The task: Retype these lines and no others: the line holding "Write the TikZ code for this diagram.", the line holding "(9,440) rectangle (512,714);", and all lines between them. Pictures stay out.

Record list:
——————————
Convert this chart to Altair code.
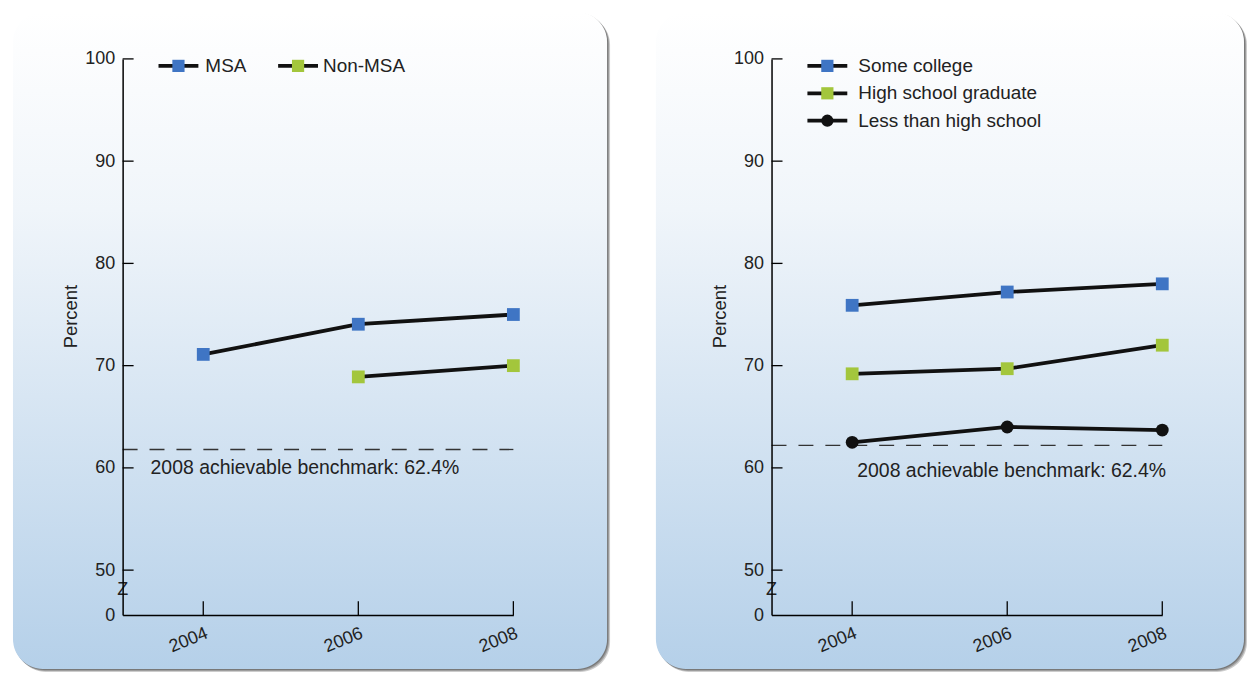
import altair as alt
import pandas as pd

# ---------------- data ----------------
years = [2004, 2006, 2008]
msa = [71.1, 74.05, 75.0]
non_msa = [None, 68.9, 70.0]
some_college = [75.9, 77.2, 78.0]
hs_grad = [69.2, 69.7, 72.0]
less_hs = [62.5, 64.0, 63.7]

left_series = ["MSA", "Non-MSA"]
right_series = ["Some college", "High school graduate", "Less than high school"]

y_tick_values = [50, 60, 70, 80, 90, 100]
bench_left = 61.8
bench_right = 62.2
bench_label = "2008 achievable benchmark: 62.4%"

# ---------------- style ----------------
FONT = "Liberation Sans"
BLUE = "#3f75c4"
GREEN = "#a3c63c"
BLACK = "#111111"
W, H = 392, 558
Y_MIN = 45.6  # position of the "0" label below the axis break

all_series = left_series + right_series
color_scale = alt.Scale(domain=all_series, range=[BLUE, GREEN, BLUE, GREEN, BLACK])
shape_scale = alt.Scale(domain=all_series, range=["square", "square", "square", "square", "circle"])

x_scale = alt.Scale(domain=[2002.96, 2008], nice=False, zero=False)
y_scale = alt.Scale(domain=[Y_MIN, 100], nice=False, zero=False)
x_axis = alt.Axis(values=years, format="d", ticks=False, grid=False, zindex=1,
                  labelAngle=-22, labelAlign="right", labelBaseline="top",
                  labelPadding=9, labelFontSize=18, labelFont=FONT,
                  labelColor="#222222", domainColor="black", domainWidth=1.5,
                  title=None)
y_axis = alt.Axis(values=[Y_MIN] + y_tick_values,
                  labelExpr="datum.value < 49 ? '0' : datum.label",
                  ticks=False, grid=False, zindex=1, labelFontSize=18, labelFont=FONT,
                  labelColor="#222222", labelPadding=8,
                  domainColor="black", domainWidth=1.5,
                  title="Percent", titleFont=FONT, titleFontSize=18.5,
                  titleFontWeight="normal", titleColor="#222222",
                  titlePadding=4, titleY=258)


def long_df(names, arrays):
    rows = []
    for n, arr in zip(names, arrays):
        for yr, v in zip(years, arr):
            if v is not None:
                rows.append({"series": n, "year": yr, "value": v})
    return pd.DataFrame(rows)


one = alt.Data(values=[{"k": 1}])


def background(x0, x1, y0, y1):
    layers = []
    for off, op in [(3, 0.25), (2, 0.3), (1, 0.35)]:
        layers.append(
            alt.Chart(one).mark_rect(cornerRadius=30, color="#333333", opacity=op).encode(
                x=alt.value(x0 + off), x2=alt.value(x1 + off),
                y=alt.value(y0 + off), y2=alt.value(y1 + off))
        )
    grad = alt.LinearGradient(
        gradient="linear",
        stops=[alt.GradientStop(offset=0, color="#ffffff"),
               alt.GradientStop(offset=0.3, color="#f0f5fa"),
               alt.GradientStop(offset=1, color="#b5d0e9")],
        x1=0, x2=0, y1=0, y2=1)
    layers.append(
        alt.Chart(one).mark_rect(cornerRadius=30, fill=grad).encode(
            x=alt.value(x0), x2=alt.value(x1), y=alt.value(y0), y2=alt.value(y1))
    )
    return layers


def panel(names, arrays, bench, rect, legend_horizontal, legend_text_dx, bench_text_xy):
    df = long_df(names, arrays)

    layers = background(*rect)

    # data lines (carry the axes)
    layers.append(
        alt.Chart(df).mark_line(color=BLACK, strokeWidth=3.8).encode(
            x=alt.X("year:Q", scale=x_scale, axis=x_axis),
            y=alt.Y("value:Q", scale=y_scale, axis=y_axis),
            detail="series:N")
    )

    # benchmark dashed line and label
    layers.append(
        alt.Chart(alt.Data(values=[{"b": bench}])).mark_rule(
            strokeDash=[15, 12], color="#333333", strokeWidth=1.3).encode(
            y=alt.Y("b:Q", scale=y_scale, axis=y_axis),
            x=alt.value(0), x2=alt.value(W))
    )
    layers.append(
        alt.Chart(alt.Data(values=[{"t": bench_label}])).mark_text(
            align="left", baseline="middle", fontSize=19.5, font=FONT, color="#222222").encode(
            x=alt.value(bench_text_xy[0]), y=alt.value(bench_text_xy[1]), text="t:N")
    )

    # inward ticks
    layers.append(
        alt.Chart(pd.DataFrame({"v": y_tick_values})).mark_rule(color="black", strokeWidth=1.3).encode(
            y=alt.Y("v:Q", scale=y_scale, axis=y_axis), x=alt.value(0), x2=alt.value(11))
    )
    layers.append(
        alt.Chart(pd.DataFrame({"yr": years})).mark_rule(color="black", strokeWidth=1.3).encode(
            x=alt.X("yr:Q", scale=x_scale, axis=x_axis), y=alt.value(H), y2=alt.value(H - 14))
    )

    # axis break symbol
    layers.append(
        alt.Chart(alt.Data(values=[{"z": "Z"}])).mark_text(
            fontSize=18, font=FONT, color="#222222", baseline="middle").encode(
            x=alt.value(0), y=alt.value(533), text="z:N")
    )

    # data markers
    layers.append(
        alt.Chart(df).mark_point(filled=True, size=165, opacity=1).encode(
            x=alt.X("year:Q", scale=x_scale, axis=x_axis),
            y=alt.Y("value:Q", scale=y_scale, axis=y_axis),
            color=alt.Color("series:N", scale=color_scale, legend=None),
            shape=alt.Shape("series:N", scale=shape_scale, legend=None))
    )

    # manual legend
    leg = pd.DataFrame({"series": names, "idx": list(range(len(names)))})
    if legend_horizontal:
        calc = dict(lx0="36 + 120*datum.idx", lx1="76 + 120*datum.idx",
                    lxs="56 + 120*datum.idx", ltx=f"{legend_text_dx} + 118*datum.idx",
                    ly="7")
    else:
        calc = dict(lx0="36", lx1="76", lxs="56", ltx=str(legend_text_dx),
                    ly="7 + 27.5*datum.idx")
    base = alt.Chart(leg).transform_calculate(**calc)
    layers.append(
        base.mark_rule(color=BLACK, strokeWidth=3.8).encode(
            x=alt.X("lx0:Q", scale=None), x2="lx1:Q", y=alt.Y("ly:Q", scale=None))
    )
    layers.append(
        base.mark_point(filled=True, size=150, opacity=1).encode(
            x=alt.X("lxs:Q", scale=None), y=alt.Y("ly:Q", scale=None),
            color=alt.Color("series:N", scale=color_scale, legend=None),
            shape=alt.Shape("series:N", scale=shape_scale, legend=None))
    )
    layers.append(
        base.mark_text(align="left", baseline="middle", fontSize=19, font=FONT, color="#222222").encode(
            x=alt.X("ltx:Q", scale=None), y=alt.Y("ly:Q", scale=None), text="series:N")
    )

    return alt.layer(*layers).properties(width=W, height=H)


left = panel(left_series, [msa, non_msa], bench_left,
             rect=(-110, 486, -47, 612), legend_horizontal=True, legend_text_dx=83,
             bench_text_xy=(28, 410))
right = panel(right_series, [some_college, hs_grad, less_hs], bench_right,
              rect=(-116, 474, -47, 612), legend_horizontal=False, legend_text_dx=87,
              bench_text_xy=(86, 413))

chart = alt.hconcat(left, right, spacing=44).properties(
    padding={"left": 4, "top": 2, "right": 0, "bottom": 0}
).configure_view(stroke=None).configure(background="white")

chart.save("out.html", embed_options={"renderer": "svg", "actions": False})
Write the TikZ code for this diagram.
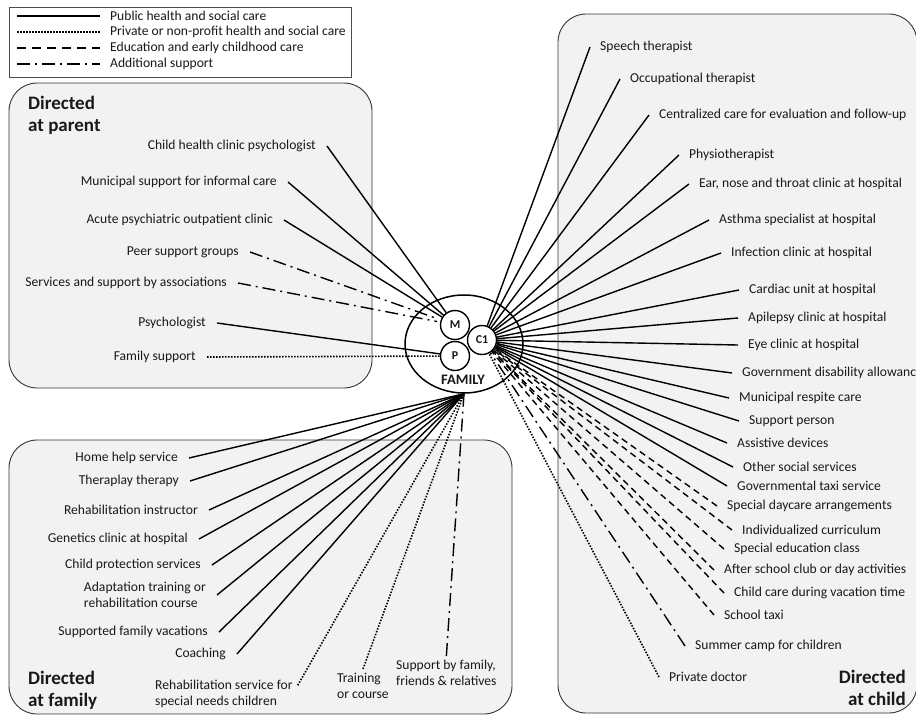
\documentclass[tikz,border=0pt]{standalone}
\usepackage{fontspec}
\setmainfont{Carlito}
\usetikzlibrary{shapes.geometric}
\begin{document}
\begin{tikzpicture}[x=1pt,y=-1pt,
  every node/.style={font=\fontsize{13.6}{15.5}\selectfont, text=black!90},
  lblE/.style={anchor=east, inner xsep=11pt, inner ysep=1pt},
  lblW/.style={anchor=west, inner xsep=10pt, inner ysep=1pt},
  conn/.style={line width=1.4pt, line cap=butt},
  pub/.style={conn},
  priv/.style={conn, line width=1.6pt, dash pattern=on 1.5pt off 1.5pt},
  edu/.style={conn, dash pattern=on 6.5pt off 4.5pt},
  addl/.style={conn, dash pattern=on 13pt off 5pt on 2pt off 5pt},
  area/.style={draw=black!80, fill=black!5, line width=0.9pt, rounded corners=28pt},
  head/.style={font=\fontsize{19}{22}\selectfont\bfseries, inner sep=0pt, align=left},
  circ/.style={circle, draw, line width=1.4pt, fill=white, minimum size=29pt, inner sep=0pt, font=\fontsize{12}{13}\selectfont\bfseries},
  legtext/.style={anchor=west, inner sep=0pt, font=\fontsize{13.6}{15}\selectfont}
]
\fill[white] (0,0) rectangle (916,715);
\useasboundingbox (0,0) rectangle (916,715);

% areas
\draw[area] (9,83) rectangle (372,388);
\draw[area] (558,14) rectangle (917,713);
\draw[area] (9,440) rectangle (512,714);

% legend
\draw[black!70, line width=0.8pt] (9,7) rectangle (351,77);
\draw[pub, line width=1.8pt] (17,16) -- (100,16);
\draw[priv, line width=1.5pt] (17,32) -- (100,32);
\draw[edu, line width=1.8pt, dash pattern=on 9pt off 6pt] (17,48) -- (100,48);
\draw[addl, line width=1.8pt] (17,64) -- (100,64);
\node[legtext] (lg1) at (110,16) {Public health and social care};
\node[legtext] (lg2) at (110,32) {Private or non-profit health and social care};
\node[legtext] (lg3) at (110,48) {Education and early childhood care};
\node[legtext] (lg4) at (110,64) {Additional support};

% headings
\node[head, anchor=north west] (hpar) at (28,96) {Directed\\at parent};
\node[head, anchor=south west] (hfam) at (28,710) {Directed\\at family};
\node[head, anchor=south east, align=right] (hchi) at (906,706) {Directed\\at child};

% family
\node[ellipse, draw, line width=1.5pt, minimum width=118pt, minimum height=98pt, inner sep=0pt] (fam) at (464,344) {};
\node[inner sep=0pt, font=\fontsize{14.5}{15}\selectfont\bfseries] (famt) at (463,380) {FAMILY};
\node[circ] (m) at (455,325) {M};
\node[circ] (p) at (455,356) {P};
\node[circ] (c) at (482,340) {C1};

% parent labels
\node[lblE] (cp) at (327,146) {Child health clinic psychologist};
\node[lblE] (ms) at (288,182) {Municipal support for informal care};
\node[lblE] (ap) at (284,220) {Acute psychiatric outpatient clinic};
\node[lblE] (ps) at (250,252) {Peer support groups};
\node[lblE] (sa) at (238,283) {Services and support by associations};
\node[lblE] (py) at (217,323) {Psychologist};
\node[lblE] (fs) at (207,357) {Family support};
\draw[pub] (cp.east) -- (m);
\draw[pub] (ms.east) -- (m);
\draw[pub] (ap.east) -- (m);
\draw[addl, shorten >=3pt] (ps.east) -- (m);
\draw[addl, shorten >=3pt] (sa.east) -- (m);
\draw[pub] (py.east) -- (p);
\draw[priv] (fs.east) -- (p);

% child labels
\node[lblW] (st) at (590,47) {Speech therapist};
\node[lblW] (ot) at (620,79) {Occupational therapist};
\node[lblW] (cc) at (649,115) {Centralized care for evaluation and follow-up};
\node[lblW] (ph) at (679,155) {Physiotherapist};
\node[lblW] (en) at (689,184) {Ear, nose and throat clinic at hospital};
\node[lblW] (ah) at (709,220) {Asthma specialist at hospital};
\node[lblW] (ic) at (721,253) {Infection clinic at hospital};
\node[lblW] (cu) at (739,290) {Cardiac unit at hospital};
\node[lblW] (ac) at (738,318) {Apilepsy clinic at hospital};
\node[lblW] (ec) at (738,345) {Eye clinic at hospital};
\node[lblW] (gd) at (732,373) {Government disability allowanc};
\node[lblW] (mr) at (729,398) {Municipal respite care};
\node[lblW] (sp) at (739,421) {Support person};
\node[lblW] (ad) at (727,443) {Assistive devices};
\node[lblW] (os) at (733,467) {Other social services};
\node[lblW] (gt) at (727,486) {Governmental taxi service};
\node[lblW] (sd) at (717,506) {Special daycare arrangements};
\node[lblW] (iu) at (732,530) {Individualized curriculum};
\node[lblW] (se) at (724,549) {Special education class};
\node[lblW] (ak) at (714,570) {After school club or day activities};
\node[lblW] (cv) at (724,593) {Child care during vacation time};
\node[lblW] (sx) at (714,615) {School taxi};
\node[lblW] (sc) at (685,646) {Summer camp for children};
\node[lblW] (pd) at (659,677) {Private doctor};
\foreach \n in {st,ot,cc,ph,en,ah,ic,cu,ac,ec,gd,mr,sp,ad,os,gt}
  \draw[pub] (\n.west) -- (c);
\foreach \n in {sd,iu,se,ak,cv,sx}
  \draw[edu] (\n.west) -- (c);
\draw[addl] (sc.west) -- (c);
\draw[priv] (pd.west) -- (c);

% family labels
\node[lblE] (hh) at (189,458) {Home help service};
\node[lblE] (tt) at (190,481) {Theraplay therapy};
\node[lblE] (ri) at (209,510) {Rehabilitation instructor};
\node[lblE] (gc) at (199,539) {Genetics clinic at hospital};
\node[lblE] (cps) at (212,565) {Child protection services};
\node[lblE, align=left] (at) at (217,595) {Adaptation training or\\rehabilitation course};
\node[lblE] (sv) at (219,632) {Supported family vacations};
\node[lblE] (co) at (237,654) {Coaching};
\node[anchor=west, align=left, inner xsep=0pt, inner ysep=1pt] (rs) at (155,694) {Rehabilitation service for\\special needs children};
\node[anchor=north west, align=left, inner xsep=0pt, inner ysep=4pt] (tc) at (337,669) {Training\\or course};
\node[anchor=north west, align=left, inner xsep=0pt, inner ysep=4pt] (sf) at (396,656) {Support by family,\\friends \& relatives};
\foreach \n in {hh,tt,ri,gc,cps,at,sv,co}
  \draw[pub] (\n.east) -- (fam.south);
\draw[priv, shorten <=10pt] (rs.east) -- (fam.south);
\draw[priv] (tc.north) -- (fam.south);
\draw[addl] (sf.north) -- (fam.south);
\end{tikzpicture}
\end{document}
——————————
Exercise response:
Write the TikZ code for this diagram.
\documentclass[tikz,border=0pt]{standalone}
\usepackage{fontspec}
\setmainfont{Carlito}
\usetikzlibrary{shapes.geometric}
\begin{document}
\begin{tikzpicture}[x=1pt,y=-1pt,
  every node/.style={font=\fontsize{13.6}{15.5}\selectfont, text=black!90},
  lblE/.style={anchor=east, inner xsep=11pt, inner ysep=1pt},
  lblW/.style={anchor=west, inner xsep=10pt, inner ysep=1pt},
  conn/.style={line width=1.4pt, line cap=butt},
  pub/.style={conn},
  priv/.style={conn, line width=1.6pt, dash pattern=on 1.5pt off 1.5pt},
  edu/.style={conn, dash pattern=on 6.5pt off 4.5pt},
  addl/.style={conn, dash pattern=on 13pt off 5pt on 2pt off 5pt},
  area/.style={draw=black!80, fill=black!5, line width=0.9pt, rounded corners=28pt},
  head/.style={font=\fontsize{19}{22}\selectfont\bfseries, inner sep=0pt, align=left},
  circ/.style={circle, draw, line width=1.4pt, fill=white, minimum size=29pt, inner sep=0pt, font=\fontsize{12}{13}\selectfont\bfseries},
  legtext/.style={anchor=west, inner sep=0pt, font=\fontsize{13.6}{15}\selectfont}
]
\fill[white] (0,0) rectangle (916,715);
\useasboundingbox (0,0) rectangle (916,715);

% areas
\draw[area] (9,83) rectangle (372,388);
\draw[area] (558,14) rectangle (917,713);
\draw[area] (9,440) rectangle (512,714);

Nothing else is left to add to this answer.